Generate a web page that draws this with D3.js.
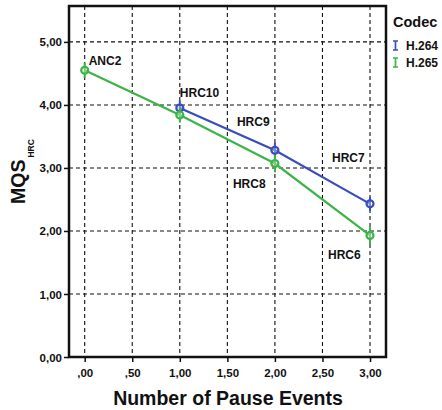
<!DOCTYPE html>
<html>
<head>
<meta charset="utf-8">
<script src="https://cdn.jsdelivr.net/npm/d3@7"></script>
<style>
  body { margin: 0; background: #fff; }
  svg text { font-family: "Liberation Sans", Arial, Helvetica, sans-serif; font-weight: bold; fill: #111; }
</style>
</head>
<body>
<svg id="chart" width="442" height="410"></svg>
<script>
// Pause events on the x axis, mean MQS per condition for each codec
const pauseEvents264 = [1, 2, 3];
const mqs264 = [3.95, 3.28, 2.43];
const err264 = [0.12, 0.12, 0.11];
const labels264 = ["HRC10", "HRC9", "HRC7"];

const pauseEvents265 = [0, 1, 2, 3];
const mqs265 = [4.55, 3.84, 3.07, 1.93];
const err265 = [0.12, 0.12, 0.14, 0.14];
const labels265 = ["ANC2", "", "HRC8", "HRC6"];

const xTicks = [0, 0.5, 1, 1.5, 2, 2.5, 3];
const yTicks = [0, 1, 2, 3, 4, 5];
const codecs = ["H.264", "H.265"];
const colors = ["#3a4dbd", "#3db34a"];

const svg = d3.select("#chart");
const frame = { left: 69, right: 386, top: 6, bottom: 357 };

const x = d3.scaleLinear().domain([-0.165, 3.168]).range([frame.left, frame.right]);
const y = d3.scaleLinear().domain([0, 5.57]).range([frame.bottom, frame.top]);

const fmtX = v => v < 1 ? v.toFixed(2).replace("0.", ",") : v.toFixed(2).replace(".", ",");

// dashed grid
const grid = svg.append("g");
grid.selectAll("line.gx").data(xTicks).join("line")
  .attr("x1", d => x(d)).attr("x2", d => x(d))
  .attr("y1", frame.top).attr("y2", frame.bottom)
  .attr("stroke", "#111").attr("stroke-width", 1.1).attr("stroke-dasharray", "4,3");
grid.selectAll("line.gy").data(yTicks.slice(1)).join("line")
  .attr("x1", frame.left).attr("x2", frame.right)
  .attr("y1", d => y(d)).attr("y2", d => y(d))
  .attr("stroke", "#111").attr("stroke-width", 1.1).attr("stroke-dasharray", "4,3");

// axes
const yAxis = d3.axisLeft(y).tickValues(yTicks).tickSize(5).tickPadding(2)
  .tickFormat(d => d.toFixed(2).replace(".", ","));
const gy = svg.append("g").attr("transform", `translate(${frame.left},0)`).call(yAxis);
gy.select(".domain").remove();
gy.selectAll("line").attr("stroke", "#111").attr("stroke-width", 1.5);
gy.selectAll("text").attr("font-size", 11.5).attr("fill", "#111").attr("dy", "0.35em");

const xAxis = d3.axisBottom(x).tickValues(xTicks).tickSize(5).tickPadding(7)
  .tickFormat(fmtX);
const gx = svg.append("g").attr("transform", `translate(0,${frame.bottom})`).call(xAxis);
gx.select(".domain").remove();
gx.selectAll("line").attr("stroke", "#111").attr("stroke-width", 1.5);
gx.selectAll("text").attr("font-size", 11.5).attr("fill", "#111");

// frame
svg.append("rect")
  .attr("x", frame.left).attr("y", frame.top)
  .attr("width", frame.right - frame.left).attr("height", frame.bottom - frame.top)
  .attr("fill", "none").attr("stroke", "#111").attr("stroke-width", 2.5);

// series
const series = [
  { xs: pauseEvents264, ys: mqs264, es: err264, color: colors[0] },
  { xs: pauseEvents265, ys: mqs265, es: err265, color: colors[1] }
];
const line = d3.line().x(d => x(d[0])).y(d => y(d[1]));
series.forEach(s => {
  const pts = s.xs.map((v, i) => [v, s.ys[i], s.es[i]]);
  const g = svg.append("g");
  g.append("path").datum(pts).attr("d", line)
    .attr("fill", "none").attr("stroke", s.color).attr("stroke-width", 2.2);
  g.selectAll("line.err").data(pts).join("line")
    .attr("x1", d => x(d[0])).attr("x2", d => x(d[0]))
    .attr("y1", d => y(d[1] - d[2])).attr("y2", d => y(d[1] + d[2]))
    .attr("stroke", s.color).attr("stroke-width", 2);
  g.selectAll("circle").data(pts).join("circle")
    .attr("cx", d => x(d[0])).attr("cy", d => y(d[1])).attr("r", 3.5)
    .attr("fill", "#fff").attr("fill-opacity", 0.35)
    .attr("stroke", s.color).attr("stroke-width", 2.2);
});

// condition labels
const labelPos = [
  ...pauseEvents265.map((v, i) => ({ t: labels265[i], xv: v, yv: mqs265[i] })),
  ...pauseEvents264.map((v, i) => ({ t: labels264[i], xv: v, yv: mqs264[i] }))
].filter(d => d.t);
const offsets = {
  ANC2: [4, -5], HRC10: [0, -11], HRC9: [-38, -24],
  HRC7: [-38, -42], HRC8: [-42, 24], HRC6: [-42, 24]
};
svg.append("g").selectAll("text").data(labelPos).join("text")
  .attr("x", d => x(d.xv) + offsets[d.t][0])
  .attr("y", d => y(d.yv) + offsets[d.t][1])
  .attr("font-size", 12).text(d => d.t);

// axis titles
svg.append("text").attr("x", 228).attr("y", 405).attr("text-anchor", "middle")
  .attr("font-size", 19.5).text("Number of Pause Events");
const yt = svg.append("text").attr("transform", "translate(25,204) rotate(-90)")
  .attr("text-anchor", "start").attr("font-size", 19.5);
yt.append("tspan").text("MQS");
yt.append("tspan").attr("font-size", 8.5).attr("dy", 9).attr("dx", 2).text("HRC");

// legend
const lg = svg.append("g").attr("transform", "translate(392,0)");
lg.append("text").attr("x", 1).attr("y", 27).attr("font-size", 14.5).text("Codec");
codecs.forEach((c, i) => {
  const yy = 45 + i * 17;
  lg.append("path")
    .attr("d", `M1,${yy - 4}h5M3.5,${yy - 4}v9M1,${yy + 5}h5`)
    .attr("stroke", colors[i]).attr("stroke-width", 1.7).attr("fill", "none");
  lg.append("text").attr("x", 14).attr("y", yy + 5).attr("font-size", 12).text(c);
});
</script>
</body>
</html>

- [Written problem] Please transcribe the material above exactly as written. Leave the pictures out.

- [Finished answer]
Generate a web page that draws this with D3.js.
<!DOCTYPE html>
<html>
<head>
<meta charset="utf-8">
<script src="https://cdn.jsdelivr.net/npm/d3@7"></script>
<style>
  body { margin: 0; background: #fff; }
  svg text { font-family: "Liberation Sans", Arial, Helvetica, sans-serif; font-weight: bold; fill: #111; }
</style>
</head>
<body>
<svg id="chart" width="442" height="410"></svg>
<script>
// Pause events on the x axis, mean MQS per condition for each codec
const pauseEvents264 = [1, 2, 3];
const mqs264 = [3.95, 3.28, 2.43];
const err264 = [0.12, 0.12, 0.11];
const labels264 = ["HRC10", "HRC9", "HRC7"];

const pauseEvents265 = [0, 1, 2, 3];
const mqs265 = [4.55, 3.84, 3.07, 1.93];
const err265 = [0.12, 0.12, 0.14, 0.14];
const labels265 = ["ANC2", "", "HRC8", "HRC6"];

const xTicks = [0, 0.5, 1, 1.5, 2, 2.5, 3];
const yTicks = [0, 1, 2, 3, 4, 5];
const codecs = ["H.264", "H.265"];
const colors = ["#3a4dbd", "#3db34a"];

const svg = d3.select("#chart");
const frame = { left: 69, right: 386, top: 6, bottom: 357 };

const x = d3.scaleLinear().domain([-0.165, 3.168]).range([frame.left, frame.right]);
const y = d3.scaleLinear().domain([0, 5.57]).range([frame.bottom, frame.top]);

const fmtX = v => v < 1 ? v.toFixed(2).replace("0.", ",") : v.toFixed(2).replace(".", ",");

// dashed grid
const grid = svg.append("g");
grid.selectAll("line.gx").data(xTicks).join("line")
  .attr("x1", d => x(d)).attr("x2", d => x(d))
  .attr("y1", frame.top).attr("y2", frame.bottom)
  .attr("stroke", "#111").attr("stroke-width", 1.1).attr("stroke-dasharray", "4,3");
grid.selectAll("line.gy").data(yTicks.slice(1)).join("line")
  .attr("x1", frame.left).attr("x2", frame.right)
  .attr("y1", d => y(d)).attr("y2", d => y(d))
  .attr("stroke", "#111").attr("stroke-width", 1.1).attr("stroke-dasharray", "4,3");

// axes
const yAxis = d3.axisLeft(y).tickValues(yTicks).tickSize(5).tickPadding(2)
  .tickFormat(d => d.toFixed(2).replace(".", ","));
const gy = svg.append("g").attr("transform", `translate(${frame.left},0)`).call(yAxis);
gy.select(".domain").remove();
gy.selectAll("line").attr("stroke", "#111").attr("stroke-width", 1.5);
gy.selectAll("text").attr("font-size", 11.5).attr("fill", "#111").attr("dy", "0.35em");

const xAxis = d3.axisBottom(x).tickValues(xTicks).tickSize(5).tickPadding(7)
  .tickFormat(fmtX);
const gx = svg.append("g").attr("transform", `translate(0,${frame.bottom})`).call(xAxis);
gx.select(".domain").remove();
gx.selectAll("line").attr("stroke", "#111").attr("stroke-width", 1.5);
gx.selectAll("text").attr("font-size", 11.5).attr("fill", "#111");

// frame
svg.append("rect")
  .attr("x", frame.left).attr("y", frame.top)
  .attr("width", frame.right - frame.left).attr("height", frame.bottom - frame.top)
  .attr("fill", "none").attr("stroke", "#111").attr("stroke-width", 2.5);

// series
const series = [
  { xs: pauseEvents264, ys: mqs264, es: err264, color: colors[0] },
  { xs: pauseEvents265, ys: mqs265, es: err265, color: colors[1] }
];
const line = d3.line().x(d => x(d[0])).y(d => y(d[1]));
series.forEach(s => {
  const pts = s.xs.map((v, i) => [v, s.ys[i], s.es[i]]);
  const g = svg.append("g");
  g.append("path").datum(pts).attr("d", line)
    .attr("fill", "none").attr("stroke", s.color).attr("stroke-width", 2.2);
  g.selectAll("line.err").data(pts).join("line")
    .attr("x1", d => x(d[0])).attr("x2", d => x(d[0]))
    .attr("y1", d => y(d[1] - d[2])).attr("y2", d => y(d[1] + d[2]))
    .attr("stroke", s.color).attr("stroke-width", 2);
  g.selectAll("circle").data(pts).join("circle")
    .attr("cx", d => x(d[0])).attr("cy", d => y(d[1])).attr("r", 3.5)
    .attr("fill", "#fff").attr("fill-opacity", 0.35)
    .attr("stroke", s.color).attr("stroke-width", 2.2);
});

// condition labels
const labelPos = [
  ...pauseEvents265.map((v, i) => ({ t: labels265[i], xv: v, yv: mqs265[i] })),
  ...pauseEvents264.map((v, i) => ({ t: labels264[i], xv: v, yv: mqs264[i] }))
].filter(d => d.t);
const offsets = {
  ANC2: [4, -5], HRC10: [0, -11], HRC9: [-38, -24],
  HRC7: [-38, -42], HRC8: [-42, 24], HRC6: [-42, 24]
};
svg.append("g").selectAll("text").data(labelPos).join("text")
  .attr("x", d => x(d.xv) + offsets[d.t][0])
  .attr("y", d => y(d.yv) + offsets[d.t][1])
  .attr("font-size", 12).text(d => d.t);

// axis titles
svg.append("text").attr("x", 228).attr("y", 405).attr("text-anchor", "middle")
  .attr("font-size", 19.5).text("Number of Pause Events");
const yt = svg.append("text").attr("transform", "translate(25,204) rotate(-90)")
  .attr("text-anchor", "start").attr("font-size", 19.5);
yt.append("tspan").text("MQS");
yt.append("tspan").attr("font-size", 8.5).attr("dy", 9).attr("dx", 2).text("HRC");

// legend
const lg = svg.append("g").attr("transform", "translate(392,0)");
lg.append("text").attr("x", 1).attr("y", 27).attr("font-size", 14.5).text("Codec");
codecs.forEach((c, i) => {
  const yy = 45 + i * 17;
  lg.append("path")
    .attr("d", `M1,${yy - 4}h5M3.5,${yy - 4}v9M1,${yy + 5}h5`)
    .attr("stroke", colors[i]).attr("stroke-width", 1.7).attr("fill", "none");
  lg.append("text").attr("x", 14).attr("y", yy + 5).attr("font-size", 12).text(c);
});
</script>
</body>
</html>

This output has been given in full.